Untersuchungsregionen in Bayern und Niedersachsen
Für einen nachhaltigen Umbau des Agrarsektors insgesamt wäre freilich noch viel mehr Geld nötig. Die noch von der letzten Merkel-Regierung eingesetzte „Zukunftskommission Landwirtschaft“ hatte den Bedarf dafür auf elf Milliarden Euro pro Jahr taxiert, deutlich mehr als die sechs Milliarden, die Brüssel bisher an Agrarförderung überweist.
Wiegmann dazu: „Es braucht zusätzliches Geld zur bestehenden Förderung, wenn wir die Landwirtschaft nachhaltiger aufstellen wollen.“ Weitere Maßnahmen wären hier zum Beispiel die Reduktion der Pestizidmengen, mehr Ökolandbau, verbessertes Tierwohl, Wiedervernässung von trockengelegten Mooren. Die Umlage sei ein Modell, wie das Geld aufgebracht werden könnte, meint die Expertin.

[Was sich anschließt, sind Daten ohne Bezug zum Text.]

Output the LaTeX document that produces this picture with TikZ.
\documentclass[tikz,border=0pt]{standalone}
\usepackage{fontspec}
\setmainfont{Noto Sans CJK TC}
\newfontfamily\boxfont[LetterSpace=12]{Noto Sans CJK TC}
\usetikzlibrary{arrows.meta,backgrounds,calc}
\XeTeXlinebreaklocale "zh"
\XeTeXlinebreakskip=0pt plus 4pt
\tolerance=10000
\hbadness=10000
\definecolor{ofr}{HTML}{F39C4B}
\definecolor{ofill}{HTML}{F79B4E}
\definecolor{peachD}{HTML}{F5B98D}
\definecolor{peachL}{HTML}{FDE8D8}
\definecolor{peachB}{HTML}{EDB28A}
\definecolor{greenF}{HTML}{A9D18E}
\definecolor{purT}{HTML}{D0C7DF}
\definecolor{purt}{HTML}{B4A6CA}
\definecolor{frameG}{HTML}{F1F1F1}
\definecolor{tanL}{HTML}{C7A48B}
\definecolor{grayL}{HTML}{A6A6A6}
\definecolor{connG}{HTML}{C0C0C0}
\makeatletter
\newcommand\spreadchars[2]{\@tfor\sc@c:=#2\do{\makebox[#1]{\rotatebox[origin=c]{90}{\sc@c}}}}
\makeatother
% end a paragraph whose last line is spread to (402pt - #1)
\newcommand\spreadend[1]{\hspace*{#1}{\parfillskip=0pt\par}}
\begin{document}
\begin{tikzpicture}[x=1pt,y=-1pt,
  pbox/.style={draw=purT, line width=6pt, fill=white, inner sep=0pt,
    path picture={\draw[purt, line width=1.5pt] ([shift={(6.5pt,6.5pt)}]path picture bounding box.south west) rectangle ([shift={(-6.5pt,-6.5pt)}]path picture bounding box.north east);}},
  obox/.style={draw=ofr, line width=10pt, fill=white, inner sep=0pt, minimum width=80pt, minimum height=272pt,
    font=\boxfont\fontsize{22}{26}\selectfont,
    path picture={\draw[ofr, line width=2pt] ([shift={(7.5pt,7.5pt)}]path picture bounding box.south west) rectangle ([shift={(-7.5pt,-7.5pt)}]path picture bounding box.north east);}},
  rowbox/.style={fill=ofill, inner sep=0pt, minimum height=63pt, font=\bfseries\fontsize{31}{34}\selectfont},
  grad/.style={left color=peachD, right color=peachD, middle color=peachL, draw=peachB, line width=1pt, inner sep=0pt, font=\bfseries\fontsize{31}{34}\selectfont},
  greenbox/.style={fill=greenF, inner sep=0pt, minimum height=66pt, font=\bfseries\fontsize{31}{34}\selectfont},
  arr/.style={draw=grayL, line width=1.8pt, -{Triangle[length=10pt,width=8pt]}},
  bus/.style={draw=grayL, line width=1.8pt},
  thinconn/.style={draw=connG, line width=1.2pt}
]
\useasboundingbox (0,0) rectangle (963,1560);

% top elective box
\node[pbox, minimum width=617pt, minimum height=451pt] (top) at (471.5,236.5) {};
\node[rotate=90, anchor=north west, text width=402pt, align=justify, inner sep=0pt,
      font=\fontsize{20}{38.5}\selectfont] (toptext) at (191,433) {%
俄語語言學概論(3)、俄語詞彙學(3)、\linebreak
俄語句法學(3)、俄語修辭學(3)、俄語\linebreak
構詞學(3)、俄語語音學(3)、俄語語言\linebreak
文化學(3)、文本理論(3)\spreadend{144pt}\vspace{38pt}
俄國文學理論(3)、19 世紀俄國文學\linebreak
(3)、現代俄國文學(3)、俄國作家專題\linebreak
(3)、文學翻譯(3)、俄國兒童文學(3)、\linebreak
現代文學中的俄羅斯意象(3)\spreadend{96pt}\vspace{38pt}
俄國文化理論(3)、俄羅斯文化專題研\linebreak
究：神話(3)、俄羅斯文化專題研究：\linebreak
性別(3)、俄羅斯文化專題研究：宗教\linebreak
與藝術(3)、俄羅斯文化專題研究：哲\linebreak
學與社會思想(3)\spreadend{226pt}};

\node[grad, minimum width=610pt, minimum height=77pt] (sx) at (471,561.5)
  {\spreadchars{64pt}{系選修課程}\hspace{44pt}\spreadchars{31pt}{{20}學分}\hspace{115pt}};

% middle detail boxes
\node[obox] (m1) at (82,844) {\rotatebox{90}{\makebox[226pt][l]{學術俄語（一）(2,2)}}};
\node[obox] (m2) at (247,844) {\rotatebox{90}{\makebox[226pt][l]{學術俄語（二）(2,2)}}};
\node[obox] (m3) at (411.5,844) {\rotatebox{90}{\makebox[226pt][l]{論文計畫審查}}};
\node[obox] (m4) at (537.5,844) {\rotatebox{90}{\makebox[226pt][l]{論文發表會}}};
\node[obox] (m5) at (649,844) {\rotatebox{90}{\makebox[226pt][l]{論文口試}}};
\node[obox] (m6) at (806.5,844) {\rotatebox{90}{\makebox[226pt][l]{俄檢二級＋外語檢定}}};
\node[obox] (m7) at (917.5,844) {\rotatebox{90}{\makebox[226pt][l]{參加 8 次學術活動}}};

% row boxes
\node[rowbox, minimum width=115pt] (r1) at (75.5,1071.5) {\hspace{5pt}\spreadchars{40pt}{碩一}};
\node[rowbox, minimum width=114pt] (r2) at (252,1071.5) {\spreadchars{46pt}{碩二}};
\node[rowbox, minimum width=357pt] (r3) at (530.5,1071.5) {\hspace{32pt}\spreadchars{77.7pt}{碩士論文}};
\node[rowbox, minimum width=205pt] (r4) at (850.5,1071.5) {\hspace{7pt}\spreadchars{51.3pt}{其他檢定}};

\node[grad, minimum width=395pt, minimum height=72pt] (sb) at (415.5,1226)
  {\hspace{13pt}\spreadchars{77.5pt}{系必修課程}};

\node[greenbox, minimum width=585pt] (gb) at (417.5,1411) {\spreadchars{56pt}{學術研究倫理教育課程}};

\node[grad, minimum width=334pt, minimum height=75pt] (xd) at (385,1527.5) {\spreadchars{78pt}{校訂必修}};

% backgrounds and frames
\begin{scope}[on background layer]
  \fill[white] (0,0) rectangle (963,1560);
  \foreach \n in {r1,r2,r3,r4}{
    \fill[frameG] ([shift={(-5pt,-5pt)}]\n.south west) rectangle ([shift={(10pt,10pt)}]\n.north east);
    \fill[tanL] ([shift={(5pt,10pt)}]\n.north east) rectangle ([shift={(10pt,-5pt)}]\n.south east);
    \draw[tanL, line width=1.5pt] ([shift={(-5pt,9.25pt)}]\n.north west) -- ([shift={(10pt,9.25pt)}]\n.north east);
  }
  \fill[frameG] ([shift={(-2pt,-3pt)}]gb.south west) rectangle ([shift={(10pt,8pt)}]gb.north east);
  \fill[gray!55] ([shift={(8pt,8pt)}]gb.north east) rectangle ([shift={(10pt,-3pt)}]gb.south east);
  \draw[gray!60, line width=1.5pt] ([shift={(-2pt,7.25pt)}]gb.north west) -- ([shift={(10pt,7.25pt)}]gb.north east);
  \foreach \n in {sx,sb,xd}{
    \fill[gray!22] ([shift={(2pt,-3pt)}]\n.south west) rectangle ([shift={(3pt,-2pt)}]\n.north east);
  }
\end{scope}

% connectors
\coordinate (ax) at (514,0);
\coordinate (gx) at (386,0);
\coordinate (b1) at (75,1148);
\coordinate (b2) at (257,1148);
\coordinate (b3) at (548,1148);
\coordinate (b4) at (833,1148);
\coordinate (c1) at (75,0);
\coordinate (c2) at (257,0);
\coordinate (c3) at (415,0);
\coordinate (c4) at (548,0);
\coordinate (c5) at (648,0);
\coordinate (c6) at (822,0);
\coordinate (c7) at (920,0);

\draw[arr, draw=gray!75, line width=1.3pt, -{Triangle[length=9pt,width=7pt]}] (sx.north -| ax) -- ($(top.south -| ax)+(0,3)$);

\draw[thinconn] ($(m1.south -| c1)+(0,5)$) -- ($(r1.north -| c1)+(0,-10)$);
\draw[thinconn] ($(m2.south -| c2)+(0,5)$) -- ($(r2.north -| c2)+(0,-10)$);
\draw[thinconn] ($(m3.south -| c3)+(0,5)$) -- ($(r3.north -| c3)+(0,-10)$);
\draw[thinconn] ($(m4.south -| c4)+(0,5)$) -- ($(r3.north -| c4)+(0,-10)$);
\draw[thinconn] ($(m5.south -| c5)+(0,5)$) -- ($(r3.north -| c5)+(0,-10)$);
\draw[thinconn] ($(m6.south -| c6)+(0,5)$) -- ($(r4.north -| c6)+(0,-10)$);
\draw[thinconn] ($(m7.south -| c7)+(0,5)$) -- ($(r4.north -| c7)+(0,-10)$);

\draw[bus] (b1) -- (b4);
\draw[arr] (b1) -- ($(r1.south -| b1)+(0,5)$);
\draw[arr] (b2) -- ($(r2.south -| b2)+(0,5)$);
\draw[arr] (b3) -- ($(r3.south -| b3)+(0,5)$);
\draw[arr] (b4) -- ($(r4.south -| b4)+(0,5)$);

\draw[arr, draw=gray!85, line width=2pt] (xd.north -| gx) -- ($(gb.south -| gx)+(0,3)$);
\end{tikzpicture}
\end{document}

Das Forschungsprojekt mit dem Titel „Blaupause für die Landwirtschaft“, das vom Bundesforschungsministerium gefördert wird, geht nun weiter ins Detail. So soll untersucht werden, welche Öko-Maßnahmen in welcher Region genau notwendig sind und was sie kosten würden.
So wird in zwei Gebieten in Niedersachsen und Bayern auf Landkreisebene zuerst eine Bestandsaufnahme der dort bereits umgesetzten Maßnahmen auf Äckern und Grünland gemacht. Dann schaut sich das Team an, welche Ziele für Artenvielfalt anzustreben sind und welche zusätzlichen Maßnahmen dazu finanziert werden müssen.
Am Ende geht es dann darum, ein Modell zu entwickeln, wie die Kosten „rechtssicher“ auf die Erstabnehmer der Agrar-Rohwaren verteilt werden können.